His leadership also helped to create the award-winning "Life & Times" public affairs program which not only covered local people, issues, and events, but helped guide viewers through elections, special events, and some of the most difficult disasters to strike the region, both natural and man-made.

Under Kobin's leadership, KCET was able to secure commitments for production grants by major funders, resulting in some of the station's most notable programs in its history, such as "The Astronomers" (provided by The W.M. Keck Foundation), "Life & Times" (The James Irvine Foundation), "Storytime" (The Helen and Peter Bing Foundation), and "The Puzzle Place" (Southern California Edison).

Kobin left KCET as the third-largest public television station in the US, with a doubled weekly audience of nearly 3 million households, a 60 percent increase in subscribers resulting in over 320,000 contributors, and an annual budget of $43 million - three times larger than it was upon his arrival.

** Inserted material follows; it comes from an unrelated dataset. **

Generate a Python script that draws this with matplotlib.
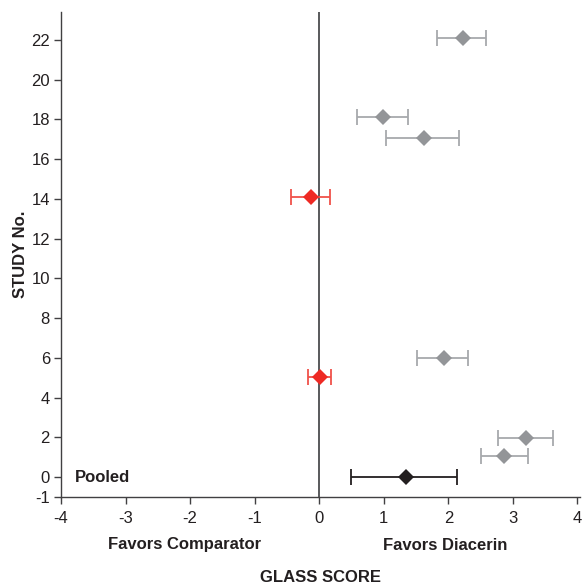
import matplotlib.pyplot as plt

# valori
studii = [22.1, 18.1, 17.05, 14.1, 5.97, 5.05, 1.95, 1.05, 0.0]
scor = [2.22, 0.99, 1.62, -0.13, 1.93, 0.01, 3.20, 2.87, 1.34]
ci_jos = [1.83, 0.58, 1.03, -0.43, 1.51, -0.18, 2.77, 2.50, 0.50]
ci_sus = [2.59, 1.37, 2.17, 0.16, 2.30, 0.19, 3.62, 3.23, 2.14]
tip = ['gri', 'gri', 'gri', 'rosu', 'gri', 'rosu', 'gri', 'gri', 'negru']

culori = {
    'gri': ('#939598', '#a7a9ac'),
    'rosu': ('#ee2a24', '#f0524a'),
    'negru': ('#231f20', '#231f20'),
}

plt.rcParams['font.family'] = ['Liberation Sans', 'DejaVu Sans']
plt.rcParams['axes.unicode_minus'] = False

fig = plt.figure(figsize=(5.82, 5.85), dpi=100)
ax = fig.add_axes([61 / 582, 88 / 585, 519 / 582, 485 / 585])

ax.axvline(0, color='#58595b', linewidth=1.4, zorder=1)

for y, x, lo, hi, t in zip(studii, scor, ci_jos, ci_sus, tip):
    c_mark, c_bar = culori[t]
    ax.errorbar(x, y, xerr=[[x - lo], [hi - x]], fmt='none', ecolor=c_bar,
                elinewidth=1.3, capsize=5.5, capthick=1.3, zorder=2)
    ax.plot(x, y, marker='D', markersize=8, color=c_mark,
            markeredgewidth=0, linestyle='none', zorder=3)

ax.set_xlim(-4, 4.04)
ax.set_ylim(-1, 23.4)
ax.set_xticks(range(-4, 5))
ax.set_yticks([-1] + list(range(0, 23, 2)))
ax.tick_params(labelsize=12, length=5, width=1, pad=3, color='#414042', labelcolor='#231f20')
ax.tick_params(axis='x', pad=5)

for s in ['top', 'right']:
    ax.spines[s].set_visible(False)
for s in ['left', 'bottom']:
    ax.spines[s].set_color('#414042')
    ax.spines[s].set_linewidth(1)

ax.text(-3.78, 0, 'Pooled', fontsize=12, fontweight='bold', va='center', ha='left', color='#231f20')
ax.set_ylabel('STUDY No.', fontsize=12, fontweight='bold', color='#231f20', labelpad=2)

fig.text(185 / 582, 1 - 545 / 585, 'Favors Comparator', fontsize=12, fontweight='bold',
         ha='center', va='center', color='#231f20')
fig.text(445 / 582, 1 - 545 / 585, 'Favors Diacerin', fontsize=12, fontweight='bold',
         ha='center', va='center', color='#231f20')
fig.text(320 / 582, 1 - 577 / 585, 'GLASS SCORE', fontsize=12, fontweight='bold',
         ha='center', va='center', color='#231f20')

fig.savefig('out.png', dpi=100)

Kobin later re-joined KCET in June of 2011, this time as a member of the station's Board of Directors, a role that he still holds today.

Taking up the baton was Al Jerome, an outsider candidate for the position with over 26 years of experience in broadcasting as an executive for the NBC, CBS, and ABC networks, but new to the world of non-profit public television and the Southern California environs.

A native of New York and the son of a big band jazz saxophonist, Jerome studied at Cornell and NYU before embarking on his long career in television, most notably as president of NBC's network-owned and operated station group from 1982 to 1991, which included KNBC in Los Angeles, WNBC in New York, and NBC stations in Chicago, Washington D.C., Miami, Denver, and Cleveland.

Jerome was in the process of relocating his family to Los Angeles from Dallas, where he was President and CEO of Spectravision, the leading provider of interactive and entertainment services in the hotel industry. A member of KCET's search committee who had known Jerome and knew of his plans to relocate suggested he apply for the CEO position.

"When I arrived in Los Angeles, I watched a lot of KCET," said Jerome. "I thought it was an outstanding TV station. I thought, 'This Is a station I really would like to watch. It might be fun to do this.'"

After what he described as a "cumbersome process" consisting of some half-dozen interviews, Jerome was offered the position and became the third president and chief executive officer in KCET's history.